The history of the tooth fairy is a vague one. Compared to other mythical entities we’ve come to know and love in our youths—Santa Claus, the Easter Bunny—the tooth fairy’s origins are little known. In response to this gross lack of information, a professor at the Northwestern University Dental School, Rosemary Wells undertook a massive, thorough search into the history of this mythical being. Where others may have found a one page article on the tooth fairy’s origins and settled for that, Wells dug deeper, searching through hundreds of articles and even conducted a survey for 2,000 parents for info.

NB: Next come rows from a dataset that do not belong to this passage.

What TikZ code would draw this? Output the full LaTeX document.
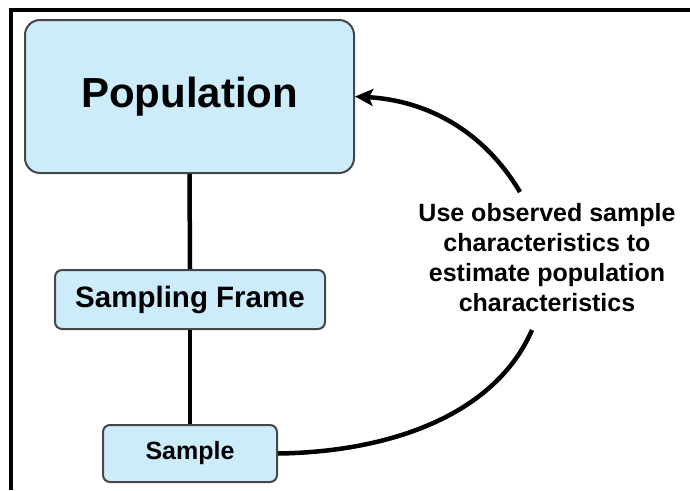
\documentclass[tikz,border=0pt]{standalone}
\usepackage{fontspec}
\setmainfont{Liberation Sans}
\usetikzlibrary{arrows.meta}
\definecolor{boxfill}{RGB}{204,236,251}
\definecolor{boxline}{RGB}{70,70,70}
\tikzset{
  stagebox/.style={draw=boxline, line width=2pt, fill=boxfill, inner sep=0pt,
    font=\bfseries, align=center},
  link/.style={line width=4.5pt, draw=black},
  loop/.style={line width=4.5pt, draw=black},
}
\begin{document}
\begin{tikzpicture}[x=1pt, y=-1pt]
  \useasboundingbox (0,0) rectangle (690,490);
  % outer frame (top and left edges)
  \draw[line width=3.5pt] (11,490) -- (11,10) -- (690,10);

  \node[stagebox, rounded corners=15pt, minimum width=329pt, minimum height=153pt,
        font=\bfseries\fontsize{42}{48}\selectfont] (pop) at (189.5,96.5) {Population};
  \node[stagebox, rounded corners=7pt, minimum width=270pt, minimum height=59pt,
        font=\bfseries\fontsize{29.5}{34}\selectfont] (frame) at (190,299.5) {Sampling Frame};
  \node[stagebox, rounded corners=7pt, minimum width=174pt, minimum height=57pt,
        font=\bfseries\fontsize{25}{30}\selectfont] (smp) at (190,453.5) {Sample};

  \draw[link] (pop.south) -- (frame.north);
  \draw[link] (frame.south) -- (smp.north);

  \node[align=center, inner sep=0pt, font=\bfseries\fontsize{25}{30}\selectfont]
    (note) at (547,258) {Use observed sample\\characteristics to\\estimate population\\characteristics};

  \coordinate (arcTop) at (520,192);
  \coordinate (arcBot) at (532,330);
  \draw[loop, -{Stealth[length=18pt, width=17pt, inset=4pt]}]
    (arcTop) .. controls (480,125) and (420,100) .. (pop.east);
  \draw[loop] (arcBot) .. controls (495,415) and (390,452) .. (smp.east);
\end{tikzpicture}
\end{document}
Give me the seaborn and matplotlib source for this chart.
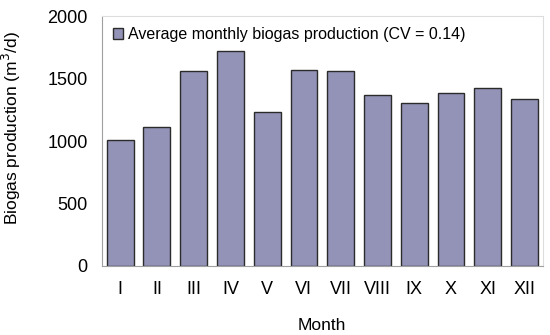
import matplotlib
matplotlib.use("Agg")
import matplotlib.pyplot as plt
import seaborn as sns
import numpy as np
import pandas as pd

months = ["I", "II", "III", "IV", "V", "VI", "VII", "VIII", "IX", "X", "XI", "XII"]
biogas = [1005, 1110, 1560, 1723, 1230, 1565, 1557, 1372, 1302, 1385, 1426, 1337]
legend_label = "Average monthly biogas production (CV = 0.14)"

df = pd.DataFrame({"Month": months, "Biogas": biogas})

sns.set_style("white")
plt.rcParams["font.family"] = ["Liberation Sans", "DejaVu Sans"]
plt.rcParams["text.color"] = "black"
plt.rcParams["axes.labelcolor"] = "black"
plt.rcParams["xtick.color"] = "black"
plt.rcParams["ytick.color"] = "black"

fig = plt.figure(figsize=(5.5, 3.35), dpi=100)
ax = fig.add_axes([0.185, 0.206, 0.802, 0.746])

sns.barplot(data=df, x="Month", y="Biogas", color="#9393b7", saturation=1,
            width=0.73, edgecolor="#2b2b2b", linewidth=1.0, ax=ax,
            label=legend_label)

ax.set_ylim(0, 2000)
ax.set_xlim(-0.5, len(months) - 0.5)
ax.set_yticks([0, 500, 1000, 1500, 2000])
ax.set_xticks(np.arange(-0.5, len(months)), minor=True)
ax.tick_params(axis="x", which="major", length=0, labelsize=13, pad=11)
ax.tick_params(axis="x", which="minor", length=5, color="#a0a0a0", width=1, direction="out")
ax.tick_params(axis="y", length=5, color="#a0a0a0", width=1, direction="out", labelsize=13, pad=5)

for side in ["left", "bottom"]:
    ax.spines[side].set_color("#a0a0a0")
for side in ["top", "right"]:
    ax.spines[side].set_color("#dddddd")

ax.set_xlabel("Month", fontsize=12.5, labelpad=14)
ax.set_ylabel("Biogas production (m$^3$/d)", fontsize=12.5)
ax.yaxis.set_label_coords(-0.178, 0.552)

ax.legend(loc="upper left", frameon=False, fontsize=11.5, handlelength=0.65,
          handleheight=0.65, handletextpad=0.3, borderaxespad=0.3,
          bbox_to_anchor=(0.0, 1.0))

fig.savefig("out.png", dpi=100)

In other words, Rosemary Wells is the authority on the tooth fairy.
The Tooth Tradition
Wells’s long study found some startling facts. For one, though the tooth fairy seems like a timeless fixture of folklore, Wells discovered that the tooth fairy is a rather recent phenomenon. For instance, the first time the tooth fairy appears in print is in a short play written by Esther Watkins Arnold from 1927. The oldest oral references date her to around the turn of the 20th century. But tooth tradition long predate the tooth fairy. These traditions are so ingrained in human culture that a research B. R. Townend narrowed down the traditions into a set of 9 types:
- The tooth was thrown into a fire
- Thrown into the sun
- Thrown between the legs
- Thrown onto or over the roof of the house, often with an invocation to some animal or individual
- Tooth is placed in a mouse hole near the stove or hearth or offered to some other animal
- Tooth is buried
- Hidden where animals could not get it
- Placed in a tree or on a wall
- Tooth is swallowed by the mother, child or animal
The Tooth Mouse
What is very interesting is that there seems to be a widely practiced ritual—one performed across much of the globe—is offering the lost tooth to a mouse or rat. The belief here is that the parents hope that their children’s teeth will be as strong as a rodent’s. In much of the Old World as well as Latin American countries, mythical rodents related to this practice sprung up: in France, La Petite Souris, Ratóncito Pérez in Spain. So it isn’t a giant leap to substitute out the rodent with the tooth fairy as this tooth-taking-gifter. The reason for this change still remains uncertain. In all cases, the rodent or tooth fairy acts as a sort of benevolent spirit during a time that can be stressful or confusing. A lot of times those teeth don’t just fall out. They hurt as they came out and these mythical entities could mollify the pain and psychological stress from this rite of passage. It’s unlikely that the tooth fairy’s going anywhere. According to Wells’s survey, 97% of parents hold a positive or neutral view of her, so the fairy’s legacy with carry on.